» What you need to do: Write out exactly, please, every line from the beginning of the entries to the line holding "XAxis, YAxis, ReferenceLine", and no pictures.

» Input rows:
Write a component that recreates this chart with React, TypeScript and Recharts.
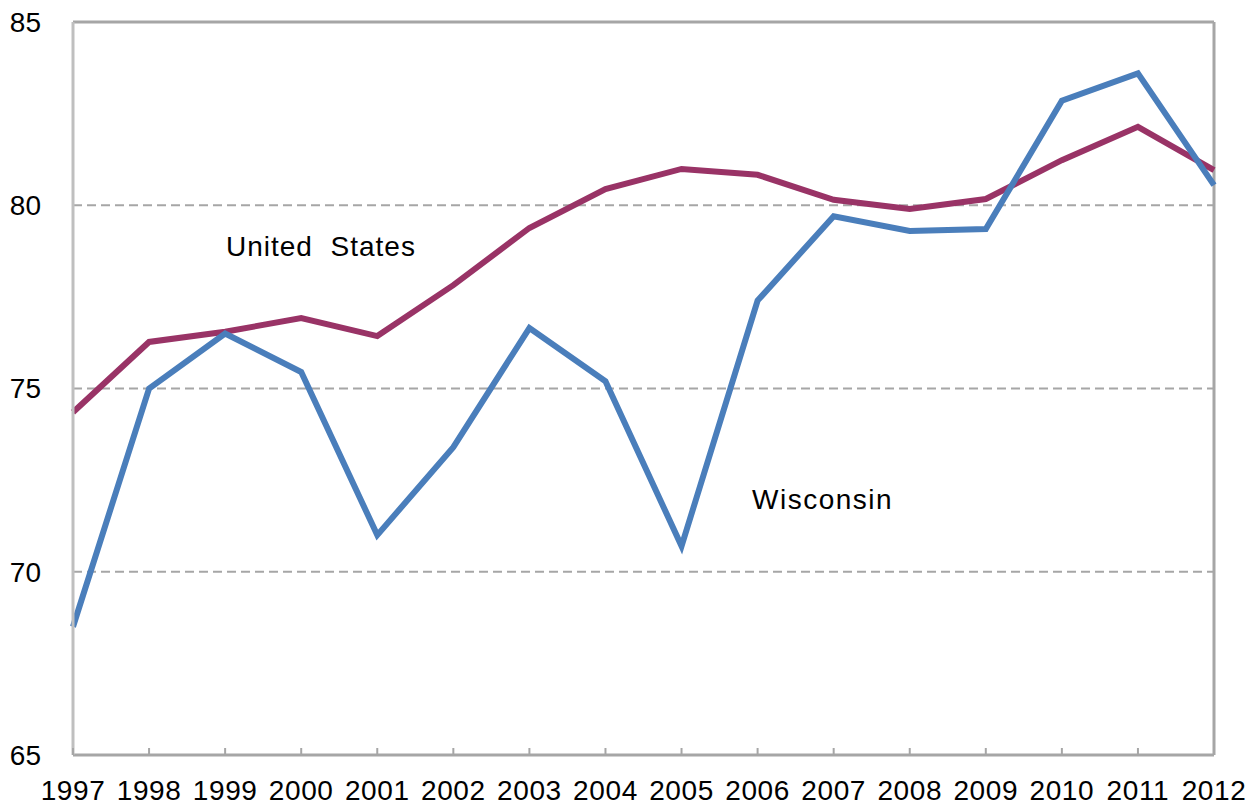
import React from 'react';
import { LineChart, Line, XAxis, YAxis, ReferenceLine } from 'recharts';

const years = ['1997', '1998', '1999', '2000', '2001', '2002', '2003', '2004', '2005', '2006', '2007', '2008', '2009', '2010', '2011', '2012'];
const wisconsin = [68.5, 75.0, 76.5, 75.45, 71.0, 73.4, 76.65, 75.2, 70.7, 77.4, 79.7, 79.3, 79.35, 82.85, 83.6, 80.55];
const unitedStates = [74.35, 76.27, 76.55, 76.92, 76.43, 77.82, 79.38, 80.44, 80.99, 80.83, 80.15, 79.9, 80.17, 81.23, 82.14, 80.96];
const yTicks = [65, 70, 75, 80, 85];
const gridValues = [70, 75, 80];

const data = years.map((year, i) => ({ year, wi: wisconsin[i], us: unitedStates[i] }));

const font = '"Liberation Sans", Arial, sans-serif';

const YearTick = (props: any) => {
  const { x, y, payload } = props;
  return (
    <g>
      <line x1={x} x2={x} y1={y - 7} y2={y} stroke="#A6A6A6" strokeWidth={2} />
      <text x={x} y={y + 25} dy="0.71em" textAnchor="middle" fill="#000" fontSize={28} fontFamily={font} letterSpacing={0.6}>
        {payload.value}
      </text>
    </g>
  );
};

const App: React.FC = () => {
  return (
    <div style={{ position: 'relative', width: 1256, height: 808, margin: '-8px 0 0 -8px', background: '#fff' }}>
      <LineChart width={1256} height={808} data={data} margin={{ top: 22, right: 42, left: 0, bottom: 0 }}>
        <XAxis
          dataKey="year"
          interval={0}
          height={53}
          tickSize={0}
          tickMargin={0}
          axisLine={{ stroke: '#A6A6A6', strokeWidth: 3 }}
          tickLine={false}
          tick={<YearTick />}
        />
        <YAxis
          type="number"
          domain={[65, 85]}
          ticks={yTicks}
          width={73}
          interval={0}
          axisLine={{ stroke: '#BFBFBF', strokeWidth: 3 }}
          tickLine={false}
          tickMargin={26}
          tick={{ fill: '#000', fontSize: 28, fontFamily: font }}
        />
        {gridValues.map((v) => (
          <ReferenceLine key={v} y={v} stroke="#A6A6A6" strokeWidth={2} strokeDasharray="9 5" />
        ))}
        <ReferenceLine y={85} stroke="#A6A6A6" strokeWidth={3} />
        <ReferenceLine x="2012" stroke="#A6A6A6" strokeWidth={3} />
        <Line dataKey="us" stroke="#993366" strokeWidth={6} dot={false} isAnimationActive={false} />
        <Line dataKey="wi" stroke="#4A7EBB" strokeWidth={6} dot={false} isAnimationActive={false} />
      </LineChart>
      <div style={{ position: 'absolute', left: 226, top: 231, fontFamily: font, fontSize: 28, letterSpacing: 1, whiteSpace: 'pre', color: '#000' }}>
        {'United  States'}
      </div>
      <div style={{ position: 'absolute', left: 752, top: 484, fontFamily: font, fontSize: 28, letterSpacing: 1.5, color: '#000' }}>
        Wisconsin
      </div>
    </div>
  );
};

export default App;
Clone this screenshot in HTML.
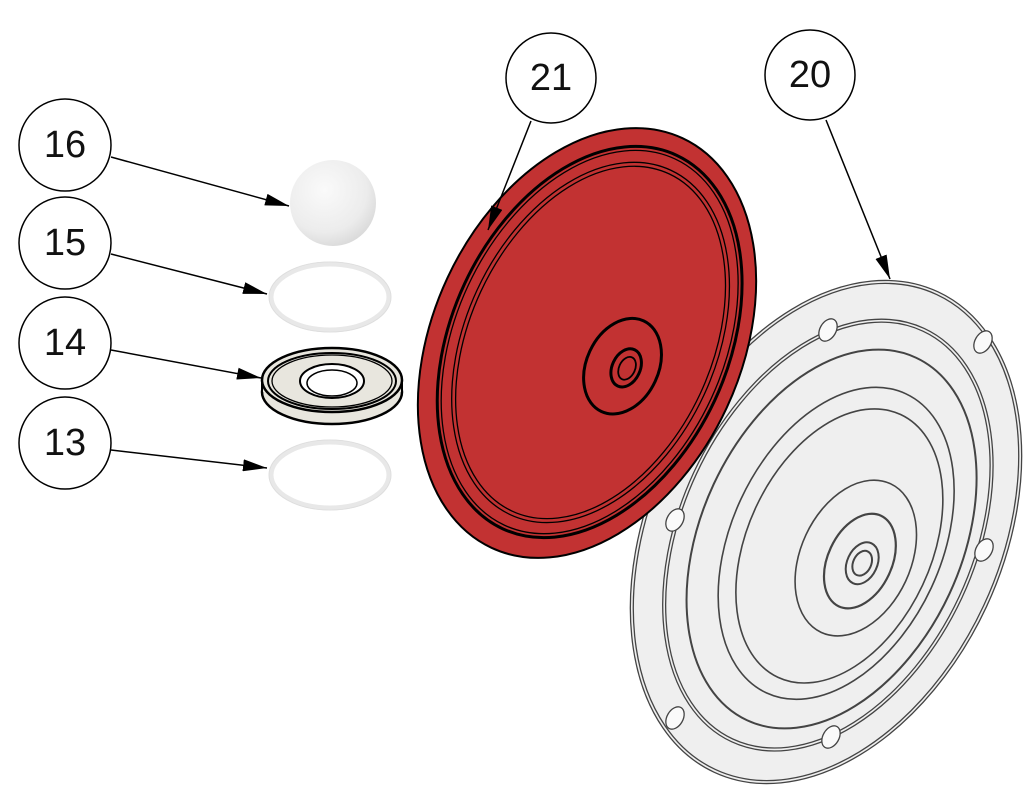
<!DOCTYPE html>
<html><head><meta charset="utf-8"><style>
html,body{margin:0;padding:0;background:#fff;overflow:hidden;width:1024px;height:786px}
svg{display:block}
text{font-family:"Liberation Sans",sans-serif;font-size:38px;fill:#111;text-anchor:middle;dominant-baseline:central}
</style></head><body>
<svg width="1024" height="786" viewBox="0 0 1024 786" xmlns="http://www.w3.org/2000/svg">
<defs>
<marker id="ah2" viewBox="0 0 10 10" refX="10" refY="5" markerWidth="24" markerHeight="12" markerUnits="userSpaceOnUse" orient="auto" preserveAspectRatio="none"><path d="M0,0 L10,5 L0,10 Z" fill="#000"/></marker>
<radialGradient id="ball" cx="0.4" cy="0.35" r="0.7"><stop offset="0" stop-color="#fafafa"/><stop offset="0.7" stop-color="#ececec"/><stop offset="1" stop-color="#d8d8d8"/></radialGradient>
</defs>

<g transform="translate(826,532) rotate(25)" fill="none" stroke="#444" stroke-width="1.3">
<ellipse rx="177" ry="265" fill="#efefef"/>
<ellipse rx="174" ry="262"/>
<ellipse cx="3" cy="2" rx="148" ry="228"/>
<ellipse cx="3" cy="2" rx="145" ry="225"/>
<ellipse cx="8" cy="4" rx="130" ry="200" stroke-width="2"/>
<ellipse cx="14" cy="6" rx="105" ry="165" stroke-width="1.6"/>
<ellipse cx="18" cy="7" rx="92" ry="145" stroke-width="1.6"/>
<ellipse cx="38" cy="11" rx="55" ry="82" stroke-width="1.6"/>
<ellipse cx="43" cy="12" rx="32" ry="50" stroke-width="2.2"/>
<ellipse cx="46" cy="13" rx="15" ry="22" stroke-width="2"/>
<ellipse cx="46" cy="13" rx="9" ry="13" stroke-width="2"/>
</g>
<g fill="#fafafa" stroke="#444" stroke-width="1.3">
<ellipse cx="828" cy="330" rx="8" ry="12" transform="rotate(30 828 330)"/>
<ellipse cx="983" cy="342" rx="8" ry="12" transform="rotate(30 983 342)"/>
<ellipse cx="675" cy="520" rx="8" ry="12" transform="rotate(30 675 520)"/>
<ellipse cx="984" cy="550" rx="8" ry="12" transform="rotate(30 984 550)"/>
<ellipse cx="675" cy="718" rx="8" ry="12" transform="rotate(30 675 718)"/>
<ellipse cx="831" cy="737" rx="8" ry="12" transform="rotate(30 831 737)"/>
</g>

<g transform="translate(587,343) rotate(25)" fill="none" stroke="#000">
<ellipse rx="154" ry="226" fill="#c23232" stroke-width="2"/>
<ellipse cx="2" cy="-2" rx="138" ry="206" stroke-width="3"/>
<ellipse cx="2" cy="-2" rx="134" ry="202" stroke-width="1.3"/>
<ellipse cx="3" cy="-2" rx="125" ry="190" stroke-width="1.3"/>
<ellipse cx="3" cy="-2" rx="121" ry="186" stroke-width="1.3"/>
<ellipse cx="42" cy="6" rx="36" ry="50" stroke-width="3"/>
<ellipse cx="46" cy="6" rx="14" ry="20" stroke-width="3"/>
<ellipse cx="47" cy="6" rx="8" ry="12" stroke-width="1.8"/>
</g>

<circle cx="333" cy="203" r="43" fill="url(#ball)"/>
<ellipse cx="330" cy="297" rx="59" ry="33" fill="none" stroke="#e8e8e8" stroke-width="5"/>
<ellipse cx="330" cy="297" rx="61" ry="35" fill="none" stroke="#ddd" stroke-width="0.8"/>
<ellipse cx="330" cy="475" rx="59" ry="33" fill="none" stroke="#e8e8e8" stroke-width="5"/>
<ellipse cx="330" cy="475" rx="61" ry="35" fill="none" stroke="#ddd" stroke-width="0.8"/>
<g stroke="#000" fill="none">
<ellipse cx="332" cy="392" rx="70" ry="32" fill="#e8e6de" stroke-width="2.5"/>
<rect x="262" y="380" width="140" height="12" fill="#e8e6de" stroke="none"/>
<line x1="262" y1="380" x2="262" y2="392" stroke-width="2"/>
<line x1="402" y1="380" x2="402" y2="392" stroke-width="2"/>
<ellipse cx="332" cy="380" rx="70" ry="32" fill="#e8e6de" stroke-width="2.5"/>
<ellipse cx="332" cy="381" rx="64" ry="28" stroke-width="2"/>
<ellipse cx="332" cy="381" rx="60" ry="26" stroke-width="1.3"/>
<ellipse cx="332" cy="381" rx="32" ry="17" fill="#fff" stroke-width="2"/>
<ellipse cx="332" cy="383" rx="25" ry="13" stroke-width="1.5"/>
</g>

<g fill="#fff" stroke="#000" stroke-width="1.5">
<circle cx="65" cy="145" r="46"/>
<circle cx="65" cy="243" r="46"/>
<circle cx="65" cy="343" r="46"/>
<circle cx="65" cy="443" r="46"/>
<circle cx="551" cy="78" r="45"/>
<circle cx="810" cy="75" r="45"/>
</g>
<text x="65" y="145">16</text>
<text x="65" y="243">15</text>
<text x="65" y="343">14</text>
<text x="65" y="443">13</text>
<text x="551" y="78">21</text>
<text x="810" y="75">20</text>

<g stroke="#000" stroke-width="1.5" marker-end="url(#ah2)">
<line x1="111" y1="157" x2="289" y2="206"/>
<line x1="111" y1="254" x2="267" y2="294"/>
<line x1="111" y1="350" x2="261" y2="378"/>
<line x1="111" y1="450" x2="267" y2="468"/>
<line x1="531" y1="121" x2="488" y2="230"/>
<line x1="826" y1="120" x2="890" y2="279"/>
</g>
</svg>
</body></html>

» Finished task:
Write a component that recreates this chart with React, TypeScript and Recharts.
import React from 'react';
import { LineChart, Line, XAxis, YAxis, ReferenceLine } from 'recharts';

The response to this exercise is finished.